--- start of Records supplied ---
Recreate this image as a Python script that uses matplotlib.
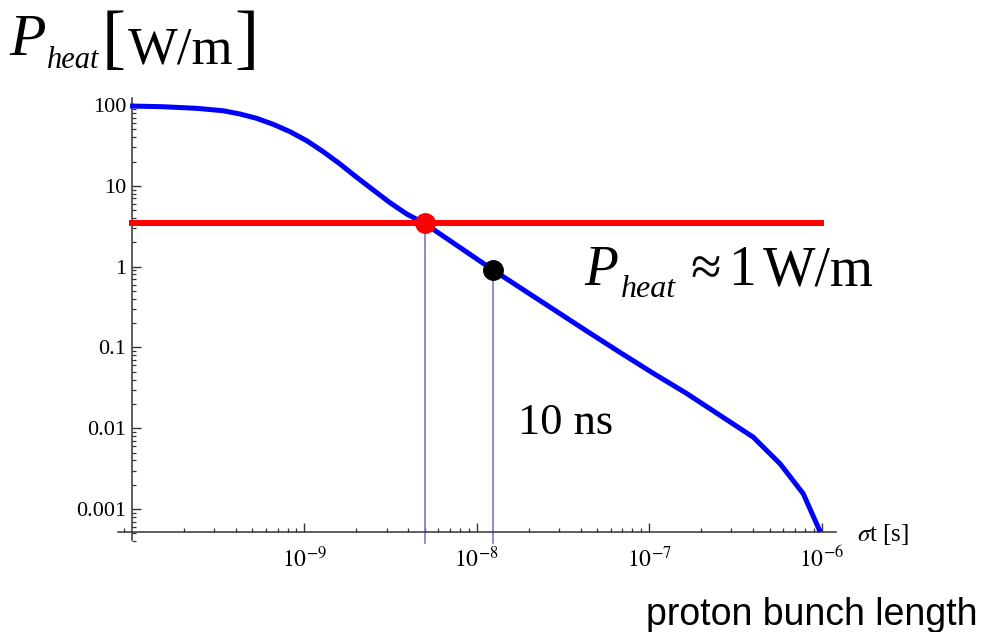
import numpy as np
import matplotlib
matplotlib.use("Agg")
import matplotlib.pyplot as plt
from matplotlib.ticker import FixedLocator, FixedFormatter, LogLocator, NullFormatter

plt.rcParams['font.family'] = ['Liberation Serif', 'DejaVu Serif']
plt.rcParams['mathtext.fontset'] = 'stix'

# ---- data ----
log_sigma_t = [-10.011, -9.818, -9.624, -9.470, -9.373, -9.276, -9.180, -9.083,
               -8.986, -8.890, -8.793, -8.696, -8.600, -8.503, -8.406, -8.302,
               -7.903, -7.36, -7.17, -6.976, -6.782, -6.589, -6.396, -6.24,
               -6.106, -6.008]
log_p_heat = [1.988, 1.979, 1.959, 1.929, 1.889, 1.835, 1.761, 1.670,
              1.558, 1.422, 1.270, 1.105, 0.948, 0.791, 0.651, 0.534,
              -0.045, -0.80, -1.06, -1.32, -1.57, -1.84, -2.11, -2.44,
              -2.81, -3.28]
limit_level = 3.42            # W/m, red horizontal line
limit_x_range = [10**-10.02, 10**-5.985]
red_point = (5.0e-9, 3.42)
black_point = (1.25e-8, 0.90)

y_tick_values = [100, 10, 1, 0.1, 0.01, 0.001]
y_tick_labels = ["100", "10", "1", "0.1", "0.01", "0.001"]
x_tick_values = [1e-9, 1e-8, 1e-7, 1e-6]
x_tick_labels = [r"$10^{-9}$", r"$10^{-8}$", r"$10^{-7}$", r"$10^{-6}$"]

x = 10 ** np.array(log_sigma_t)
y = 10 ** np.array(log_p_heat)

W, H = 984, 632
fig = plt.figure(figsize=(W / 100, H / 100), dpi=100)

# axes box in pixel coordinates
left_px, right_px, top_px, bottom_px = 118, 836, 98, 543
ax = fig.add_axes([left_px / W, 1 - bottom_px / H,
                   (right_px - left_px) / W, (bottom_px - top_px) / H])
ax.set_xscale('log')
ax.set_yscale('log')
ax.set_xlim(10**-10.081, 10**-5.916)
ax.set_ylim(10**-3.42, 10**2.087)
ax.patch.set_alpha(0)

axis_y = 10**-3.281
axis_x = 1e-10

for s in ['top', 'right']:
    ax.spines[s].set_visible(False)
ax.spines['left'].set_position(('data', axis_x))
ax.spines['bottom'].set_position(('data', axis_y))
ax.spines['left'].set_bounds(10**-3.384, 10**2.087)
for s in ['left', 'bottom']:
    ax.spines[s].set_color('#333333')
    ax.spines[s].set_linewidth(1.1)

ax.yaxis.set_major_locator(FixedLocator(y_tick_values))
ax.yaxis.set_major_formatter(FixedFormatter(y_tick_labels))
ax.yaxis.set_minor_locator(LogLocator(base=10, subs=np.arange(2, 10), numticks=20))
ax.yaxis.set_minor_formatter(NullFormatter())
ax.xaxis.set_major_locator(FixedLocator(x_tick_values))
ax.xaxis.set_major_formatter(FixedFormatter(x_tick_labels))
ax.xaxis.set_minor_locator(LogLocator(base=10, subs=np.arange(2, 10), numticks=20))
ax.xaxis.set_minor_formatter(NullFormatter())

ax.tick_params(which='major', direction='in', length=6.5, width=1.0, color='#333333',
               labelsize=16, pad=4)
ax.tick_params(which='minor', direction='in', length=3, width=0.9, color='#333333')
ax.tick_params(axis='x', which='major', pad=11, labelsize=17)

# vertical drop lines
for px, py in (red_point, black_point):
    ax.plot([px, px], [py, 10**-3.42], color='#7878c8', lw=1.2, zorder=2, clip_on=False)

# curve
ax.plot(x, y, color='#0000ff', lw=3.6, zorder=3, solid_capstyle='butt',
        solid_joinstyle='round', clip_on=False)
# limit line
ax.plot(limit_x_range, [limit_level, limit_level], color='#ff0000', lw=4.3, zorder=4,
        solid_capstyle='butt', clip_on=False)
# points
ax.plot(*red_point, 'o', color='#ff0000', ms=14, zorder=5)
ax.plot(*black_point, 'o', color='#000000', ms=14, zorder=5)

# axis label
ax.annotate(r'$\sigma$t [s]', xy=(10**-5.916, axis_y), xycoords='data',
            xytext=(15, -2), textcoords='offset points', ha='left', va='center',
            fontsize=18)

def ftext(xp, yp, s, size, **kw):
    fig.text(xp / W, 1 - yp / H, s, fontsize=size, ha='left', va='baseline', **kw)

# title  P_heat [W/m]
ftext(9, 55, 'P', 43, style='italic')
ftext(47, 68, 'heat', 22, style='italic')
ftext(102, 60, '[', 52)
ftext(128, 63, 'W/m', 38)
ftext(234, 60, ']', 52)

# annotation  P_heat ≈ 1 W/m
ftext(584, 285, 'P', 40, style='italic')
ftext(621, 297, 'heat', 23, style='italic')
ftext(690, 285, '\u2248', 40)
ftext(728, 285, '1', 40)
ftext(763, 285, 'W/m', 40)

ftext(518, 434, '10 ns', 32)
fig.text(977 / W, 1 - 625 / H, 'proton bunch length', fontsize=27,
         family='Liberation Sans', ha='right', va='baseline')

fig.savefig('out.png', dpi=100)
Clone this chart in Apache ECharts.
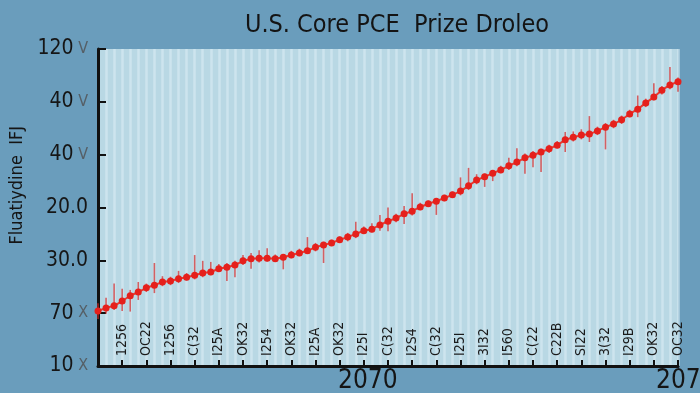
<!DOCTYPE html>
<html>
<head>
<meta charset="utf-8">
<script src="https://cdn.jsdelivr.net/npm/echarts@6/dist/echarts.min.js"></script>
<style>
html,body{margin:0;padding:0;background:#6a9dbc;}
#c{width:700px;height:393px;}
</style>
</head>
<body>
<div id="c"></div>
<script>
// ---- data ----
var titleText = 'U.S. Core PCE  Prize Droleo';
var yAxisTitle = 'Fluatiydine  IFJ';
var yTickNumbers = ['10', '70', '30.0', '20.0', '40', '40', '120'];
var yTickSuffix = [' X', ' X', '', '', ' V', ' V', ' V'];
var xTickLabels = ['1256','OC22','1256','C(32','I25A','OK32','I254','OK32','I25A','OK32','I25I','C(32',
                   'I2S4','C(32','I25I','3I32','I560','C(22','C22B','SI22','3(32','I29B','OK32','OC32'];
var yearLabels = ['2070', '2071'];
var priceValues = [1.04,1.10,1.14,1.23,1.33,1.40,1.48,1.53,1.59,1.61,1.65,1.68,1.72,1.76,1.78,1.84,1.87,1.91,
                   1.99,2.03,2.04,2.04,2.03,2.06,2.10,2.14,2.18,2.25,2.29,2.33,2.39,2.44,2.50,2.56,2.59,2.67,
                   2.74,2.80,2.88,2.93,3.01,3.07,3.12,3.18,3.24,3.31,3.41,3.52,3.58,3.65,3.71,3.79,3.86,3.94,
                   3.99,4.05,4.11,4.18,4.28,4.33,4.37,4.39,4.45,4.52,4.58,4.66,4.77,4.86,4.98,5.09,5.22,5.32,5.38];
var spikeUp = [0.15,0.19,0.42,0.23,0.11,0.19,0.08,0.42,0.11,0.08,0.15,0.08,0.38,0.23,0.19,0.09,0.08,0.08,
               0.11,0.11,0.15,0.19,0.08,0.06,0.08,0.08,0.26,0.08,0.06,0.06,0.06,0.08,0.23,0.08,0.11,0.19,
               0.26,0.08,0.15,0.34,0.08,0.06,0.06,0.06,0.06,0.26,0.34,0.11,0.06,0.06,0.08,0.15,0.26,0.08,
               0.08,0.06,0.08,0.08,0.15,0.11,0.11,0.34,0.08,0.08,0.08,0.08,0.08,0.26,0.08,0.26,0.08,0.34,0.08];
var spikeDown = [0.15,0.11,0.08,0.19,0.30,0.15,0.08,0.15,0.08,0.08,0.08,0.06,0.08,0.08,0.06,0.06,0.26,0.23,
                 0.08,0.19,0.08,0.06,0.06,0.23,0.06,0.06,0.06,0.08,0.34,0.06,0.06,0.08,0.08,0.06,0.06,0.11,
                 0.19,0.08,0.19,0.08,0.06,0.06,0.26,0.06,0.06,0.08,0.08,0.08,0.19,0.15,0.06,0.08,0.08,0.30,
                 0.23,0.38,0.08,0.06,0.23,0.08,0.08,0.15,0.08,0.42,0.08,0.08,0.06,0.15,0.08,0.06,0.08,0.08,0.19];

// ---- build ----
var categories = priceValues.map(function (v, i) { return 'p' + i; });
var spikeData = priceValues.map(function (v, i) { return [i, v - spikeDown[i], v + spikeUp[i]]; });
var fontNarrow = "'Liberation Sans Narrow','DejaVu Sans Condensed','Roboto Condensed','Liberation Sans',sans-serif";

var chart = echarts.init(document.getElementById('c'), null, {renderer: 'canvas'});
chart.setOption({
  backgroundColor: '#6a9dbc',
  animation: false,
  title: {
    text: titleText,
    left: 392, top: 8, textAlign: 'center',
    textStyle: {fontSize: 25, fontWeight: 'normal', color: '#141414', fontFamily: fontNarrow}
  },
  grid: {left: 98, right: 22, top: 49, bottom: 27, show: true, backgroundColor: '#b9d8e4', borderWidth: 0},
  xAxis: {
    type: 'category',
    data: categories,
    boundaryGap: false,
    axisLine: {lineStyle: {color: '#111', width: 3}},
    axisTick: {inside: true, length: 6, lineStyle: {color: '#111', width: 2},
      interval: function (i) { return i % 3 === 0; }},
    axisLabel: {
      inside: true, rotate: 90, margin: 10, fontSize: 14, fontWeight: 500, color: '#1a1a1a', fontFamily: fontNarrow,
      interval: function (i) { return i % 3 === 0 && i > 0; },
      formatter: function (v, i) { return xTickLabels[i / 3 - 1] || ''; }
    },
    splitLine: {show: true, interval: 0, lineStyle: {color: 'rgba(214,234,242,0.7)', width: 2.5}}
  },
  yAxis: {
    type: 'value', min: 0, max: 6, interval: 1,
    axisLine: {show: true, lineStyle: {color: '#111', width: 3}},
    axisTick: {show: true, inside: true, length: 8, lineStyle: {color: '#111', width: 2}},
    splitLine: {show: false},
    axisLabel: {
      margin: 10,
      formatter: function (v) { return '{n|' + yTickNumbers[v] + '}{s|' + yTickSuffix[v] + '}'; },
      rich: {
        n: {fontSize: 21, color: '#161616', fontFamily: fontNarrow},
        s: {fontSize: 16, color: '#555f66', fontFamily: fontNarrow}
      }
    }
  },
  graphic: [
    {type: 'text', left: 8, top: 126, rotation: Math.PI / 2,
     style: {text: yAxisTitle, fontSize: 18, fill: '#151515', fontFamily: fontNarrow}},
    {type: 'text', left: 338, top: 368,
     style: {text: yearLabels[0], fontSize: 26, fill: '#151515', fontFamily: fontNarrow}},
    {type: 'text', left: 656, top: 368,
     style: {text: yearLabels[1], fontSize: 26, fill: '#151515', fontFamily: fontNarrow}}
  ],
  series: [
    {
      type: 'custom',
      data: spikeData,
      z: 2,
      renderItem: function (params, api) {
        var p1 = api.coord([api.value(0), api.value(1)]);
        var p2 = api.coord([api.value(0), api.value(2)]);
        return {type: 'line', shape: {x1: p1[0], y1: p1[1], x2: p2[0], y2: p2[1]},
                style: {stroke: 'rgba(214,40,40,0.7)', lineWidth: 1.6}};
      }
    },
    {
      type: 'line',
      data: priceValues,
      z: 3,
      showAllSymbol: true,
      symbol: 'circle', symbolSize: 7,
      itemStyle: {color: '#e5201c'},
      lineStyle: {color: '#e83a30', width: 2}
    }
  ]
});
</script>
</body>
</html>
--- end of Records supplied ---
Omit every picture, and please return the entries exactly from the first line through the line with "ax.spines[s].set_linewidth(1.1)", both included.

Recreate this image as a Python script that uses matplotlib.
import numpy as np
import matplotlib
matplotlib.use("Agg")
import matplotlib.pyplot as plt
from matplotlib.ticker import FixedLocator, FixedFormatter, LogLocator, NullFormatter

plt.rcParams['font.family'] = ['Liberation Serif', 'DejaVu Serif']
plt.rcParams['mathtext.fontset'] = 'stix'

# ---- data ----
log_sigma_t = [-10.011, -9.818, -9.624, -9.470, -9.373, -9.276, -9.180, -9.083,
               -8.986, -8.890, -8.793, -8.696, -8.600, -8.503, -8.406, -8.302,
               -7.903, -7.36, -7.17, -6.976, -6.782, -6.589, -6.396, -6.24,
               -6.106, -6.008]
log_p_heat = [1.988, 1.979, 1.959, 1.929, 1.889, 1.835, 1.761, 1.670,
              1.558, 1.422, 1.270, 1.105, 0.948, 0.791, 0.651, 0.534,
              -0.045, -0.80, -1.06, -1.32, -1.57, -1.84, -2.11, -2.44,
              -2.81, -3.28]
limit_level = 3.42            # W/m, red horizontal line
limit_x_range = [10**-10.02, 10**-5.985]
red_point = (5.0e-9, 3.42)
black_point = (1.25e-8, 0.90)

y_tick_values = [100, 10, 1, 0.1, 0.01, 0.001]
y_tick_labels = ["100", "10", "1", "0.1", "0.01", "0.001"]
x_tick_values = [1e-9, 1e-8, 1e-7, 1e-6]
x_tick_labels = [r"$10^{-9}$", r"$10^{-8}$", r"$10^{-7}$", r"$10^{-6}$"]

x = 10 ** np.array(log_sigma_t)
y = 10 ** np.array(log_p_heat)

W, H = 984, 632
fig = plt.figure(figsize=(W / 100, H / 100), dpi=100)

# axes box in pixel coordinates
left_px, right_px, top_px, bottom_px = 118, 836, 98, 543
ax = fig.add_axes([left_px / W, 1 - bottom_px / H,
                   (right_px - left_px) / W, (bottom_px - top_px) / H])
ax.set_xscale('log')
ax.set_yscale('log')
ax.set_xlim(10**-10.081, 10**-5.916)
ax.set_ylim(10**-3.42, 10**2.087)
ax.patch.set_alpha(0)

axis_y = 10**-3.281
axis_x = 1e-10

for s in ['top', 'right']:
    ax.spines[s].set_visible(False)
ax.spines['left'].set_position(('data', axis_x))
ax.spines['bottom'].set_position(('data', axis_y))
ax.spines['left'].set_bounds(10**-3.384, 10**2.087)
for s in ['left', 'bottom']:
    ax.spines[s].set_color('#333333')
    ax.spines[s].set_linewidth(1.1)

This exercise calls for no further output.